Eine gegen diesen Bescheid erhobene Klage vor dem Verwal­tungs­gericht Magdeburg blieb erfolglos. Das Verwal­tungs­gericht führte unter anderem aus, dass die polnische Fahrerlaubnis von der deutschen Behörde nicht anzuerkennen gewesen sei, da nicht nachgewiesen sei, dass die Klägerin im Jahr 2004 185 Tage ihren Wohnsitz in Polen hatte, was nach den Rechts­vor­schriften der Europäischen Union erforderlich gewesen sei.
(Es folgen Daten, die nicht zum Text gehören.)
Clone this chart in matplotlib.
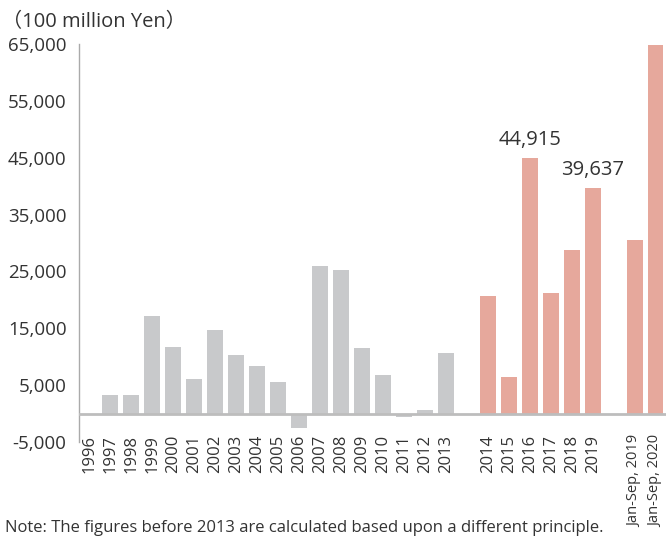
import matplotlib
matplotlib.use("Agg")
import matplotlib.pyplot as plt

# Data (100 million Yen)
old_years = [str(y) for y in range(1996, 2014)]
old_values = [0, 3300, 3300, 17200, 11700, 6100, 14700, 10300, 8400, 5500,
              -2500, 26000, 25300, 11500, 6800, -600, 600, 10600]

new_years = [str(y) for y in range(2014, 2020)]
new_values = [20700, 6400, 44915, 21200, 28800, 39637]

ytd_labels = ["Jan-Sep, 2019", "Jan-Sep, 2020"]
ytd_values = [30500, 64900]

annotated = {"2016": "44,915", "2019": "39,637"}

y_ticks = [-5000, 5000, 15000, 25000, 35000, 45000, 55000, 65000]

GRAY = "#c8c9cb"
PINK = "#e6a89c"
TEXT = "#333333"
FONT = ["Open Sans", "Noto Sans CJK JP", "DejaVu Sans"]

plt.rcParams["font.family"] = FONT

# slot positions: one empty slot between groups
old_x = list(range(len(old_years)))
new_x = [len(old_years) + 1 + i for i in range(len(new_years))]
ytd_x = [new_x[-1] + 2 + i for i in range(len(ytd_labels))]

fig = plt.figure(figsize=(6.66, 5.37), dpi=100)
ax = fig.add_axes([79 / 666, 1 - 442 / 537, 1 - 79 / 666, (442 - 44) / 537])

w = 0.76
ax.bar(old_x, old_values, width=w, color=GRAY, zorder=2)
ax.bar(new_x, new_values, width=w, color=PINK, zorder=2)
ax.bar(ytd_x, ytd_values, width=w, color=PINK, zorder=2)

ax.axhline(0, color="#bdbdbd", lw=2, zorder=3)

for x, lab, v in zip(new_x, new_years, new_values):
    if lab in annotated:
        ax.annotate(annotated[lab], (x, v), xytext=(0, 6), textcoords="offset points",
                    ha="center", va="bottom", fontsize=14.5, color=TEXT)

ax.set_xlim(-0.5, ytd_x[-1] + 0.5)
ax.set_ylim(-5000, 65000)
ax.set_yticks(y_ticks)
ax.set_yticklabels([f"{v:,}" for v in y_ticks], fontsize=13.5, color=TEXT)

ax.set_xticks(old_x + new_x + ytd_x)
ax.set_xticklabels(old_years + new_years + ytd_labels, rotation=90,
                   fontsize=12, color=TEXT, va="top")
# the two long labels are a bit smaller so they stay inside the figure
for lbl in ax.get_xticklabels()[-len(ytd_labels):]:
    lbl.set_fontsize(10.5)

ax.tick_params(axis="y", length=0, pad=9)
ax.tick_params(axis="x", length=0, pad=-5)

for side in ["top", "right", "bottom"]:
    ax.spines[side].set_visible(False)
ax.spines["left"].set_color("#aaaaaa")
ax.spines["left"].set_linewidth(1)

fig.text(2 / 666, 1 - 22 / 537, "（100 million Yen）", fontsize=14.5, color=TEXT,
         ha="left", va="center")
fig.text(5 / 666, 1 - 536 / 537,
         "Note: The figures before 2013 are calculated based upon a different principle.",
         fontsize=12, color=TEXT, ha="left", va="bottom")

fig.savefig("out.png", dpi=100)
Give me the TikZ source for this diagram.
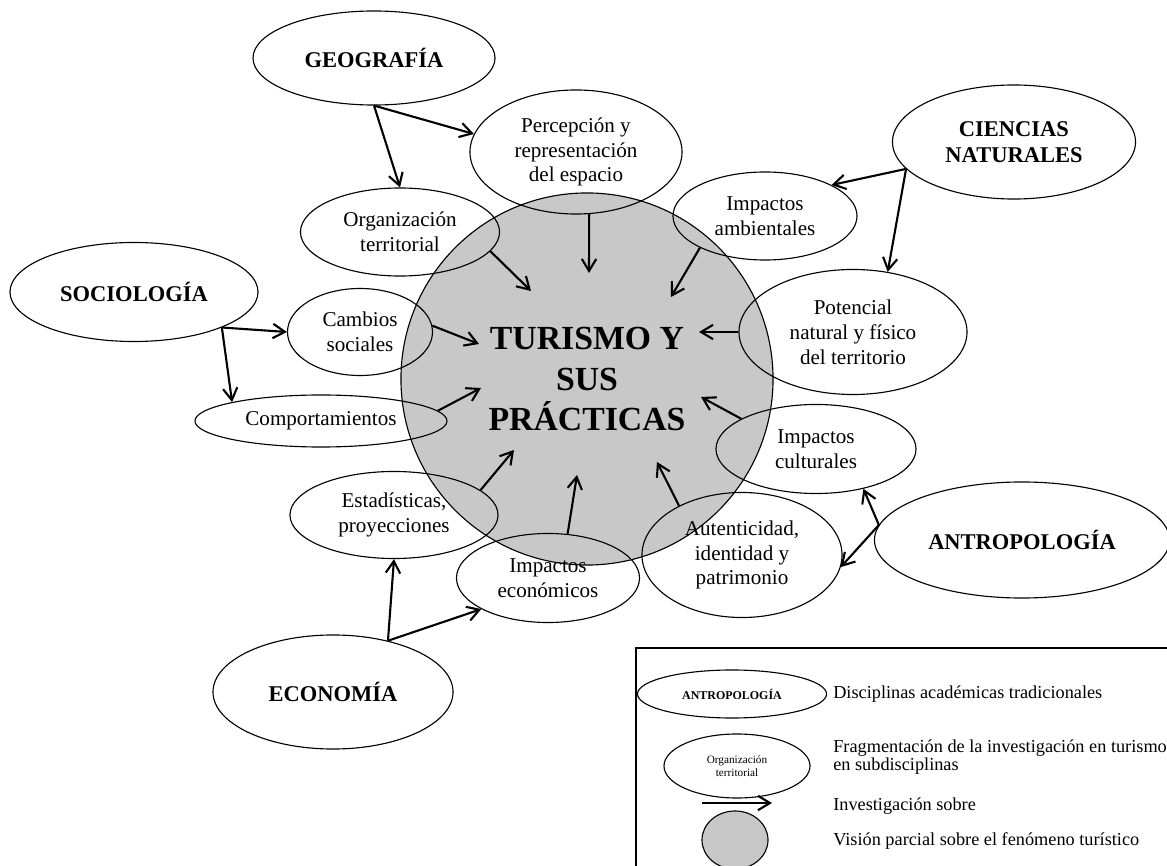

Verletzung der Wohnsit­zer­for­dernis nicht feststellbar

Auf die Berufung der Klägerin hat das Oberver­wal­tungs­gericht des Landes Sachsen-Anhalt der Klage stattgeben und den Bescheid aufgehoben. Zur Begründung hat das Oberver­wal­tungs­gericht ausgeführt, dass nach der Rechtsprechung des Europäischen Gerichtshofs die von den Mitgliedstaaten der Europäischen Union ausgestellten Führerscheine grundsätzlich ohne jede Formalität anzuerkennen seien. Von diesem Grundsatz könne nur unter engen Voraussetzungen abgewichen werden, so u. a. dann, wenn der neue Führerschein unter Missachtung der in der so genannten Führerschein-Richtlinie aufgestellten Wohnsitz­vor­aus­set­zungen ausgestellt worden sei. Darüber hinaus sei es einem Mitgliedstaat verwehrt, die Anerkennung eines in einem anderen Mitgliedstaat ausgestellten Führerscheins zu verweigern, wenn nicht aufgrund von Angaben im Führerschein selbst oder anderen vom Ausstel­ler­mit­gliedstaat (hier Polen) herrührenden unbestreitbaren Informationen feststehe, dass das Wohnsit­zer­for­dernis verletzt worden sei. Eine derartige Verletzung konnte der Senat im zu entscheidenden Fall indes nicht feststellen.